For reference, it’s not uncommon for contractors to send out apprentices with a year or two of experience to do jobs solo (it’s illegal, but that never stopped anybody). I appreciate the need for experienced workers to do jobs to a high standard, but it seems clear to me the currents regulations are too onerous.

It’s not surprising a there’s a shortage, when the apprenticeship pays like shit, the actual job is not paid especially well, and the work sucks. The only people who make money are the contractors with a team under them.



Where I live a professional engineer is a legal title that can do anything. You are expected to know your limits, and as an engineer figure out what is right from textbook principals. I know their are professional engineers where I work, I keep thinking i should join them.

Can you send mains power over coax? By code no, but an engineer can do the calculations and sign off and it is legal. Of course if it isn't actually safe the professional engineer is also legally liable in court for deaths.
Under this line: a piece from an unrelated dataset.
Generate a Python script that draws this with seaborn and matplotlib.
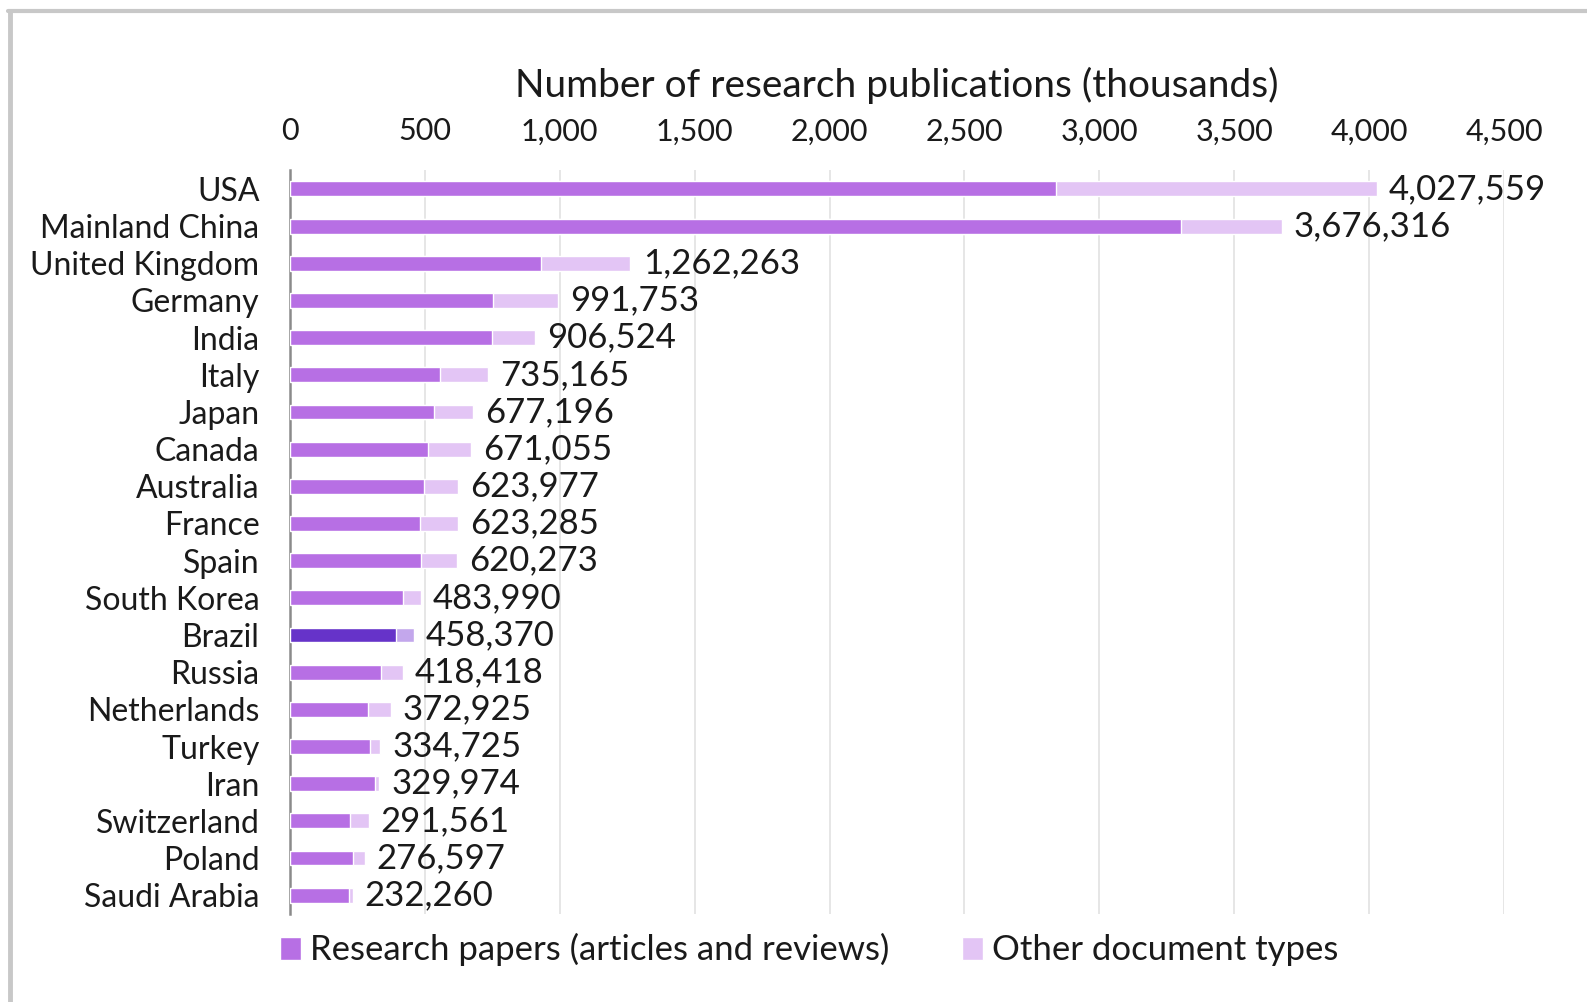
import matplotlib.pyplot as plt
import pandas as pd
import seaborn as sns
from matplotlib.lines import Line2D
from matplotlib.patches import Patch

countries = [
    "USA", "Mainland China", "United Kingdom", "Germany", "India", "Italy",
    "Japan", "Canada", "Australia", "France", "Spain", "South Korea", "Brazil",
    "Russia", "Netherlands", "Turkey", "Iran", "Switzerland", "Poland",
    "Saudi Arabia",
]
# total publications (exact, from labels)
totals = [
    4027559, 3676316, 1262263, 991753, 906524, 735165, 677196, 671055,
    623977, 623285, 620273, 483990, 458370, 418418, 372925, 334725, 329974,
    291561, 276597, 232260,
]
# research papers, thousands
research_k = [
    2840, 3304, 929, 752, 749, 556, 535, 512, 498, 481, 484, 419, 393, 339,
    291, 297, 315, 222, 235, 218,
]
highlight = "Brazil"

MAIN_DARK = "#B76FE4"
MAIN_LIGHT = "#E3C5F5"
HI_DARK = "#6633C9"
HI_LIGHT = "#C3A7EC"
TEXT = "#1a1a1a"

df = pd.DataFrame({
    "country": countries,
    "total": [t / 1000 for t in totals],
    "research": research_k,
})

sns.set_theme(style="white")
plt.rcParams["font.family"] = ["Lato", "DejaVu Sans"]

fig = plt.figure(figsize=(15.87, 10.02), dpi=100)
ax = fig.add_axes([0.1827, 0.088, 0.765, 0.742])

light_pal = {c: (HI_LIGHT if c == highlight else MAIN_LIGHT) for c in countries}
dark_pal = {c: (HI_DARK if c == highlight else MAIN_DARK) for c in countries}

sns.barplot(data=df, y="country", x="total", hue="country", palette=light_pal,
            orient="h", width=0.4, legend=False, ax=ax, zorder=2,
            saturation=1)
sns.barplot(data=df, y="country", x="research", hue="country", palette=dark_pal,
            orient="h", width=0.4, legend=False, ax=ax, zorder=3,
            saturation=1)

for i, t in enumerate(totals):
    ax.text(t / 1000 + 45, i, f"{t:,}", va="center", ha="left",
            fontsize=25, color=TEXT, zorder=4)

ax.set_xlim(0, 4500)
ax.set_ylim(19.5, -0.5)
ax.set_xticks(range(0, 4501, 500))
ax.set_xticklabels([f"{v:,}" for v in range(0, 4501, 500)])
ax.xaxis.tick_top()
ax.xaxis.set_label_position("top")
ax.set_xlabel("Number of research publications (thousands)", fontsize=28,
              color=TEXT, labelpad=15)
ax.set_ylabel("")
ax.tick_params(axis="x", labelsize=22, length=0, pad=18, colors=TEXT)
ax.tick_params(axis="y", labelsize=23, length=0, pad=22, colors=TEXT)
ax.grid(axis="x", color="#E2E2E2", linewidth=1.2, zorder=0)
ax.set_axisbelow(True)
for side in ["top", "right", "bottom"]:
    ax.spines[side].set_visible(False)
ax.spines["left"].set_color("#8a8a8a")
ax.spines["left"].set_linewidth(1.8)

handles = [
    Patch(facecolor=MAIN_DARK, label="Research papers (articles and reviews)"),
    Patch(facecolor=MAIN_LIGHT, label="Other document types"),
]
fig.legend(handles=handles, loc="center left", bbox_to_anchor=(0.157, 0.052),
           ncol=2, frameon=False, fontsize=25, handlelength=0.6,
           handleheight=0.65, handletextpad=0.25, columnspacing=2.1,
           labelcolor=TEXT)

# frame of the screenshot: left and top edges only
fig.add_artist(Line2D([0.0062, 0.0062], [0.0, 0.9895], transform=fig.transFigure,
                      color="#C8C8C8", linewidth=3.5))
fig.add_artist(Line2D([0.0052, 1.0], [0.9895, 0.9895], transform=fig.transFigure,
                      color="#C8C8C8", linewidth=3.0))

fig.savefig("out.png", dpi=100)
Ditto here. Working with mains voltages and cabling every day for over 20 years. I know the IEC specs forwards backwards, but I'm 40, married and can't afford to leave my EE day job for a 4 year apprenticeship that pays nothing.

Apparently you can pay ~$12K to an RTO (the 'pay to get qualified' type) and get it done in a year, but you still require a sparkie to sign off, as well as photo/video evidence along with written and practical tests.

I feel like Electrical/HVAC are among the most gate-kept trades in Australia.


It's probably about a tie with plumbing. The reality is the whole country does a weird cold-war type arrangement where no one asks too many questions at Bunnings.

Which is absurd because of course it's essentially the worst possible outcome: people either can't afford necessary work and so never do it, or figure it out and get it done to varying levels of quality which they then never talk about or show anyone because there's no way to get stuff approved.

It's wild to me that you have American DIY channels where people want to put a new circuit into their switch panel box, and just call up the local code office to check what they need to show to get it signed off - then go and do that (also, American switch panel boxes look like such a better system then what we do in residential Australia).


There’s a 12 month minimum work experience, I think - so maybe if you were really keen and able to pass all of the other tests easily it’s still 12mo commitment, which is impossible to justify unless you want it as a permanent job :(. There’s other requirements too which I couldn’t be bothered digging through, so there’s could well be extra requirements (this is for Victoria)


Does the work really suck though? I've always been a bit envious of how much tradies seem to enjoy their jobs, even if personally the idea of dealing with sewage issues or climbing/reaching into impossibly small spaces and dealing with crap jobs done by past workers doesn't appeal. (Actually that last hazard applies just as much in software engineering I guess).


My brother was a domestic electricians apprentice - at least at that level, you get a lot of crap work. Roofs, underfloor, walls, etc. lots of abrasive insulation everywhere.

It’s not a particularly clean or neat job to run new wire in a lot of cases, which is the bulk of the work for a domestic electrician, I think.